It’s funny how something can trigger a memory of what seems like a totally unrelated event. I went to see the new Harry Potter tonight, in Imax even. In the second to last scene, where Harry throws Voldemort’s wand into the abyss and walks away, Hermione and Ron stand and watch him go. (No spoiler alert necessary, that’s all that will be said.) I had the strangest feeling she was going to run after him and jump on his back in celebration, just like someone did to me many years ago. Wait. What?
Wow there it was. It would have been the summer of 1981. I was running a small charter boat on Prince William Sound, working out of Whittier. Early in the summer, I met a wonderful woman and hired her as crew. What impressed me? Only in Alaska. On the charter where I met her we were taking a friend of hers out to an island to spend at least a month observing pigeon guillemots, a shy shorebird. To do it she had a small inflatable and an outboard motor and to run the motor she needed fuel. Here’s one of those lift solutions. She wanted a full 55 gallon drum but I knew we would never lift a full drum off the boat. The solution was two drums half full. Those we could lift, toss overboard and float them to shore.

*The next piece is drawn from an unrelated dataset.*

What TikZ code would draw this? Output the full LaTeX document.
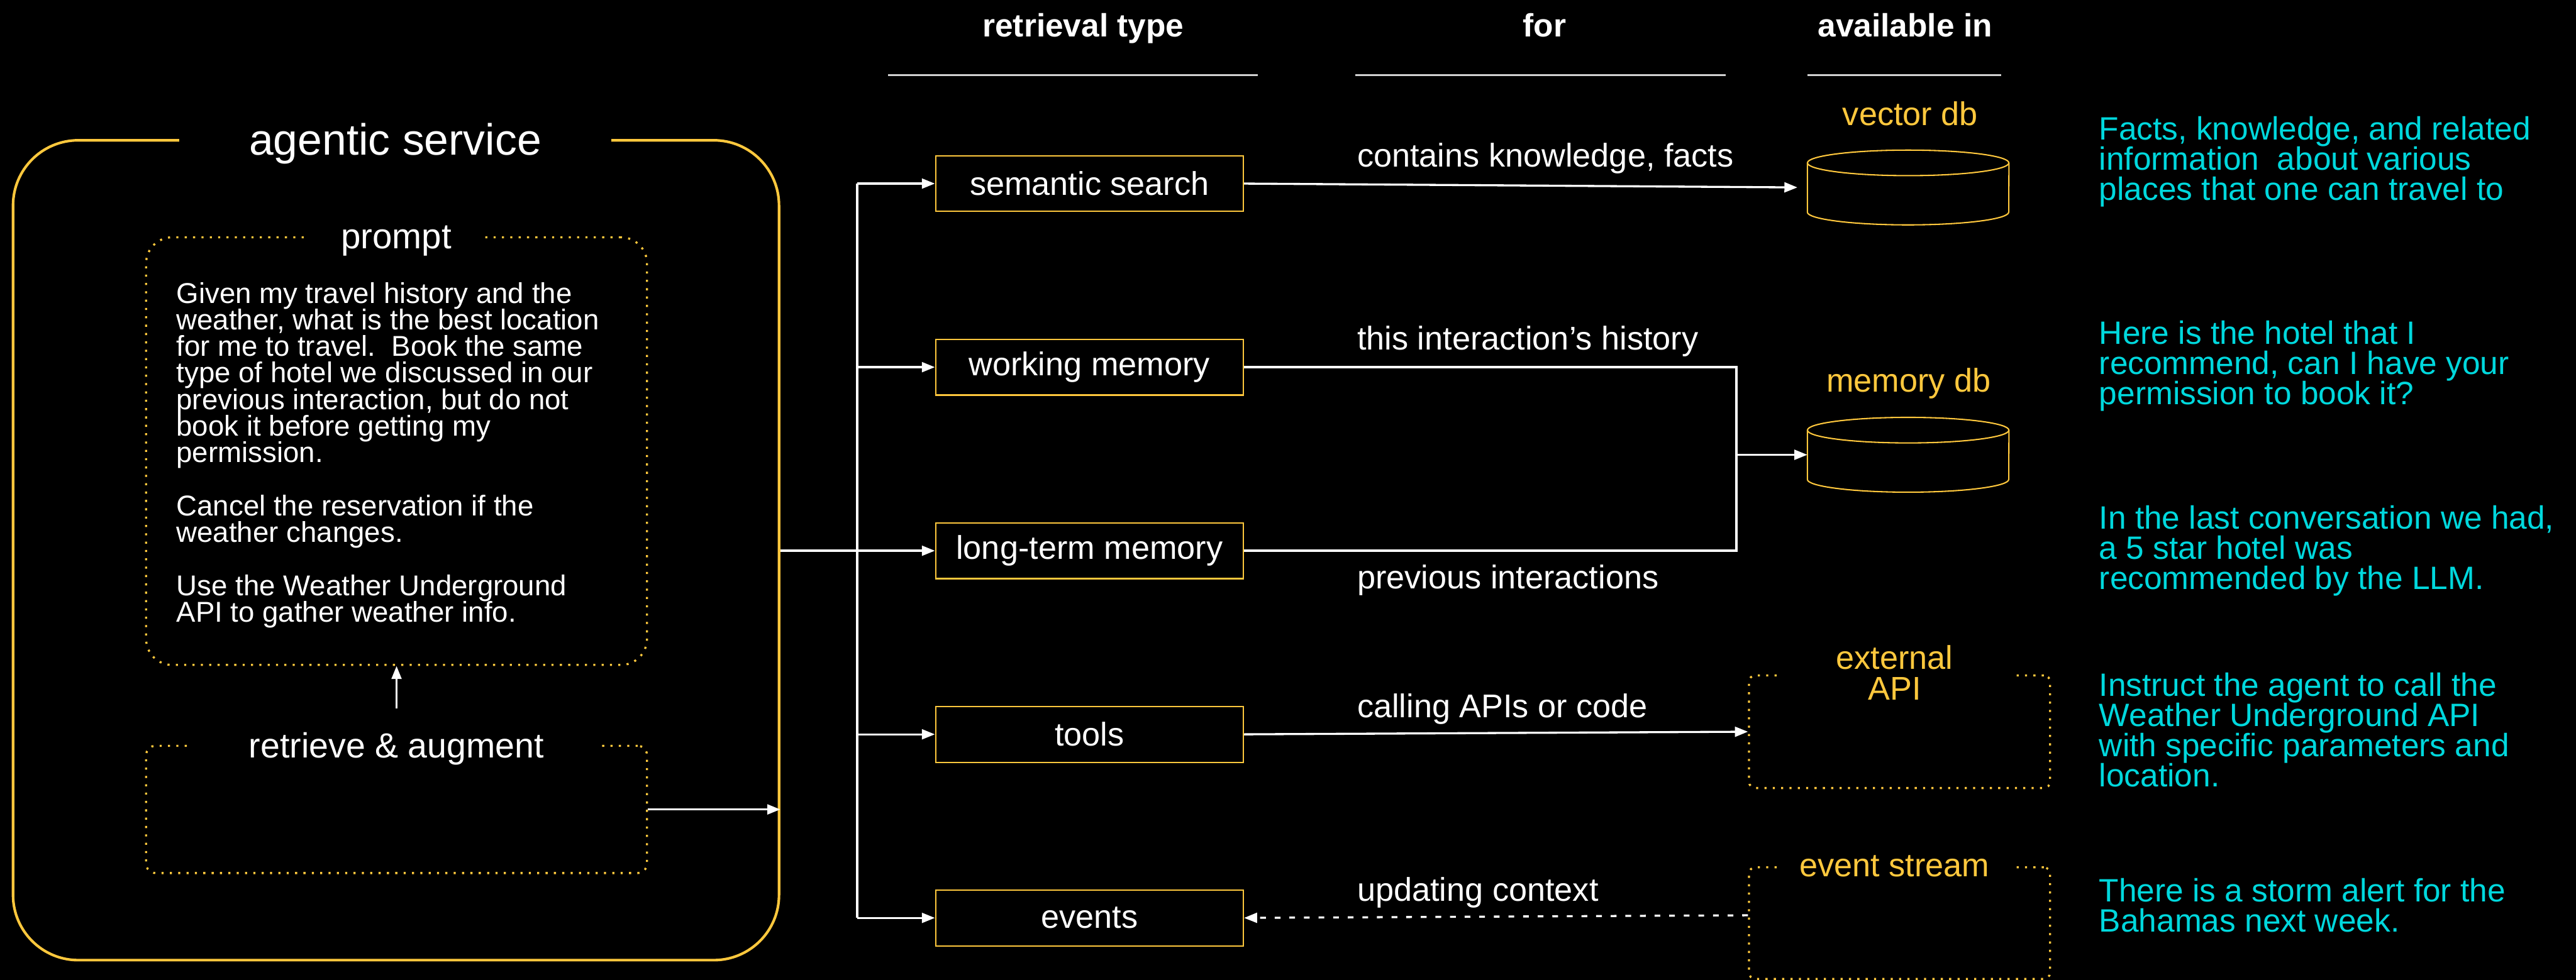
\documentclass[tikz,border=0pt]{standalone}
\usepackage{fontspec}
\setmainfont{Liberation Sans}
\usetikzlibrary{arrows.meta}

\definecolor{gold}{HTML}{FFC83D}
\definecolor{aqua}{HTML}{00D8DD}
\definecolor{rulegray}{HTML}{D2D2D2}

% font size / leading in pt
\newcommand\fsz[2]{\fontsize{#1pt}{#2pt}\selectfont}
% left-aligned block of \hbox lines with a fixed baseline distance
\newcommand\linestack[2]{\vtop{\baselineskip=#1pt\lineskiplimit=-\maxdimen\lineskip=0pt #2}}

\tikzset{
  wire/.style={white, line width=4pt},
  arrow/.style={wire, -{Triangle[length=25pt,width=19pt]}},
  dasharrow/.style={arrow, dash pattern=on 11pt off 17pt},
  kindbox/.style={draw=gold, line width=2.5pt, minimum width=590pt, minimum height=107pt,
    inner sep=0pt, text=white, font=\fsz{63}{63}},
  dotbox/.style={draw=gold, line width=4pt, dash pattern=on 4pt off 12pt, inner sep=0pt},
  gaptitle/.style={fill=black, inner xsep=0pt, inner ysep=4pt, anchor=base},
  lbl/.style={text=white, font=\fsz{63}{63}, inner sep=0pt, anchor=base west},
  ylbl/.style={text=gold, font=\fsz{63}{59}, inner sep=0pt, anchor=base},
  note/.style={text=aqua, font=\fsz{62}{58}, inner sep=0pt, anchor=base west},
  hdr/.style={text=white, font=\bfseries\fsz{62}{62}, inner sep=0pt, anchor=base},
  rule/.style={rulegray, line width=3pt},
  cyl/.style={draw=gold, line width=2.5pt},
}

\begin{document}
\begin{tikzpicture}[x=1pt, y=-1pt]
\fill[black] (0,0) rectangle (4937,1879);
\useasboundingbox (0,0) rectangle (4937,1879);

% ---------- agentic service ----------
\node[draw=gold, line width=5pt, rounded corners=125pt, minimum width=1468pt,
      minimum height=1572pt, inner sep=0pt] (agent) at (759,1055) {};
\node[gaptitle, minimum width=827pt, text=white, font=\fsz{84}{84}] (agentTitle)
      at (757.5,297) {agentic service};

\node[dotbox, rounded corners=50pt, minimum width=960pt, minimum height=820pt] (prompt) at (760,865) {};
\node[gaptitle, minimum width=333pt, text=white, font=\fsz{68}{68}] (promptTitle)
      at (759.5,477) {prompt};
\node[text=white, font=\fsz{55}{51}, inner sep=0pt, anchor=base west] (promptText) at (338,581)
  {\linestack{51}{%
    \hbox{Given my travel history and the}%
    \hbox{weather, what is the best location}%
    \hbox{for me to travel.\ \ Book the same}%
    \hbox{type of hotel we discussed in our}%
    \hbox{previous interaction, but do not}%
    \hbox{book it before getting my}%
    \hbox{permission.}%
    \hbox{}%
    \hbox{Cancel the reservation if the}%
    \hbox{weather changes.}%
    \hbox{}%
    \hbox{Use the Weather Underground}%
    \hbox{API to gather weather info.}}};

\node[dotbox, rounded corners=18pt, minimum width=960pt, minimum height=244pt] (retrieve) at (760,1552) {};
\node[gaptitle, minimum width=783pt, text=white, font=\fsz{67}{67}] (retrieveTitle)
      at (760,1453) {retrieve \& augment};

\coordinate (raTail) at (760,1358);
\draw[arrow] (raTail) -- (prompt.south);
\draw[arrow] (retrieve.east) -- (retrieve.east -| agent.east);

% ---------- column headers ----------
\node[hdr] (hType) at (2076,70) {retrieval type};
\node[hdr] (hFor) at (2960,70) {for};
\node[hdr] (hAvail) at (3651,70) {available in};
\draw[rule] (1702,144) -- (2411,144);
\draw[rule] (2598,144) -- (3307,144);
\draw[rule] (3464,144) -- (3835,144);

% ---------- retrieval types ----------
\node[kindbox] (sem)   at (2088,352)  {semantic search};
\node[kindbox] (wm)    at (2088,704)  {working memory};
\node[kindbox] (ltm)   at (2088,1056) {long-term memory};
\node[kindbox] (tools) at (2088,1408) {tools};
\node[kindbox] (ev)    at (2088,1760) {events};

\coordinate (trunk) at (1643,0);
\draw[wire] (agent.east |- ltm.west) -- (trunk |- ltm.west);
\draw[wire] (trunk |- sem.west) -- (trunk |- ev.west);
\foreach \b in {sem,wm,ltm,tools,ev}
  \draw[arrow] (trunk |- \b.west) -- (\b.west);

% ---------- stores ----------
\node[ylbl] (tVdb) at (3661,241) {vector db};
\node[minimum width=386pt, minimum height=143pt, inner sep=0pt] (vdb) at (3657,359.5) {};
\draw[cyl] ([yshift=-24.5pt]vdb.north) ellipse [x radius=193pt, y radius=24.5pt];
\draw[cyl] ([yshift=-24.5pt]vdb.north west) -- ([yshift=24.5pt]vdb.south west)
  arc[start angle=180, end angle=360, x radius=193pt, y radius=24.5pt]
  -- ([yshift=-24.5pt]vdb.north east);

\node[ylbl] (tMdb) at (3658,752) {memory db};
\node[minimum width=386pt, minimum height=143pt, inner sep=0pt] (mdb) at (3657,872) {};
\draw[cyl] ([yshift=-24.5pt]mdb.north) ellipse [x radius=193pt, y radius=24.5pt];
\draw[cyl] ([yshift=-24.5pt]mdb.north west) -- ([yshift=24.5pt]mdb.south west)
  arc[start angle=180, end angle=360, x radius=193pt, y radius=24.5pt]
  -- ([yshift=-24.5pt]mdb.north east);

\node[dotbox, rounded corners=12pt, minimum width=577pt, minimum height=216pt] (extAPI) at (3640.5,1403) {};
\node[gaptitle, minimum width=446pt, text=gold, font=\fsz{63}{59}] (extTitle) at (3631,1283)
  {\vtop{\baselineskip=59pt\lineskiplimit=-\maxdimen\lineskip=0pt
     \halign{\hfil#\hfil\cr external\cr API\cr}}};

\node[dotbox, rounded corners=12pt, minimum width=577pt, minimum height=214pt] (evStream) at (3640.5,1770) {};
\node[gaptitle, minimum width=446pt, text=gold, font=\fsz{63}{63}] (evTitle) at (3631,1681) {event stream};

% ---------- connectors ----------
\draw[arrow, shorten >=19pt] (sem.east) -- (vdb.west);
\coordinate (merge) at (3328,873);
\draw[wire] (wm.east) -- (wm.east -| merge) -- (ltm.east -| merge) -- (ltm.east);
\draw[arrow] (merge |- mdb.west) -- (mdb.west);
\draw[arrow] (tools.east) -- (extAPI.west);
\draw[dasharrow] ([yshift=15pt]evStream.west) -- (ev.east);

\node[lbl] (lSem)   at (2601,320)  {contains knowledge, facts};
\node[lbl] (lWm)    at (2601,671)  {this interaction’s history};
\node[lbl] (lLtm)   at (2601,1129) {previous interactions};
\node[lbl] (lTools) at (2601,1376) {calling APIs or code};
\node[lbl] (lEv)    at (2601,1728) {updating context};

% ---------- example contents ----------
\node[note] (nVdb) at (4023,268) {\linestack{58}{%
  \hbox{Facts, knowledge, and related}%
  \hbox{information\ \ about various}%
  \hbox{places that one can travel to}}};
\node[note] (nWm) at (4023,660) {\linestack{58}{%
  \hbox{Here is the hotel that I}%
  \hbox{recommend, can I have your}%
  \hbox{permission to book it?}}};
\node[note] (nLtm) at (4023,1014) {\linestack{58}{%
  \hbox{In the last conversation we had,}%
  \hbox{a 5 star hotel was}%
  \hbox{recommended by the LLM.}}};
\node[note] (nApi) at (4023,1335) {\linestack{58}{%
  \hbox{Instruct the agent to call the}%
  \hbox{Weather Underground API}%
  \hbox{with specific parameters and}%
  \hbox{location.}}};
\node[note] (nEv) at (4023,1729) {\linestack{58}{%
  \hbox{There is a storm alert for the}%
  \hbox{Bahamas next week.}}};
\end{tikzpicture}
\end{document}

After we arrived at the island we helped the scientist load all her gear ashore and then went to the fuel barrels. This woman and I prepared to lift one. Figure the drum and 25 gallons of fuel weigh something over 200 pounds. So, this woman and I got a grip and I was prepared for a heavy load. That drum came up so easily it surprised me. I looked at her and I could swear she smirked. I fell in love right there. All the way back I schemed how I could see more of her as we chatted a little. It turned out she didn’t have a job and was kind of looking around. It turned out I didn’t have a crew person and I was kind of looking around.
It took a call to the owner but he was all for it, and there we were. As the summer progressed we grew closer and closer. There are several stories but this is about the hug.
The previous winter I had been sending my first book manuscript to various publishers and receiving it back only to send it out again. I mailed it one last time before I headed back to the boat in the spring and checked the mail religiously the twice a week it arrived in Whittier. The rejections may sound depressing but I had read about a writer who said, “naw, every day I go to the post office and my book is accepted. Only once is it rejected and I have all those days of acceptance. I send it out again and then approach each day with optimism and dreams of acceptance.”
We came in from a trip late on a mail day and while she stayed and cleaned the boat, I raced to the post office. I was standing there in the small room filled with people waiting for their mail while the postmaster, I remember his name as Cowboy, called out names. Whittier is a small town after all.
He called my name and handed me a normal letter-sized envelope. It was from a publisher. This wasn’t a returned manuscript. This was a letter. I knew what that meant and let out a whoop. Cowboy who knew what I was looking for asked if that was it. I think so, I think so. Others in the room knew also and pretty soon there were cheers and jumping up and down going on. I remember a very short tourist woman tugging at my sleeve and then asking anybody who might know, what is it? what is it? Somebody said, “It’s his book.” Sometime in that melee she actually asked me to sign an autograph, my first.
This was going to take a celebration and I was not going to do that alone. I probably half flew back to the boat. People were driving past me honking and waving, giving thumbs up.
It was less than half a mile to the boat and I think I did it in seconds; it felt like it anyway. I hopped onto the boat and hollered for her and told her what happened. At this point I realized I had not opened the letter yet. We opened it together and sure enough it was an acceptance. I was officially a writer, there it was in mauve and green (woman publisher).
A couple of people stopped by as we gathered our things to go up to the bar for that celebration we knew was about to happen. There were five or six of us in a group heading toward the bar. Rain had begun falling while we were on the boat. It is understatement to say it rains a lot in Whittier so this was barely noticeable.
Somehow I remember I was talking with someone as we walked and she had ended up walking behind me. I was pretty happy and was probably close to that bubbling we hear about. Suddenly I heard what could only be called a growl behind me, then something hit me hard in the back and an arm went around my shoulders and neck. She hit me so hard we both went down in the wet and the muck and she never let go. I managed to twist and throw my arms around her as well and we laughed and rolled around in pure wet muddy joy. The best hug ever.
That still didn’t stop us from spending several hours celebrating with the rest of our friends. The letter was passed up and down the bar for everyone to read, beers were drunk, songs were sung hugs were exchanged. Memories of the later hours of the evening have disappeared into a haze, but given our proclivities during our time together, I am quite positive it had a happy ending.
The book was published a year later, but sadly the relationship didn’t last that long. Over the winter I had to go someplace alone and quiet to do the rewrites and revisions and she had to go back to her home and straighten out life and a former boy friend and we drifted apart. If you have been reading this blog, it was she who led me to call the bar Key Largo.
In the 1990s I learned she and her more recent husband had been flying from a claim they worked near Yakutat back to their home in Kenai and were lost over the Gulf of Alaska, never to be heard from again. It’s a sadness I carry when I think about her now and then, like when it looks like Hermione is going to jump onto Harry’s back in celebration.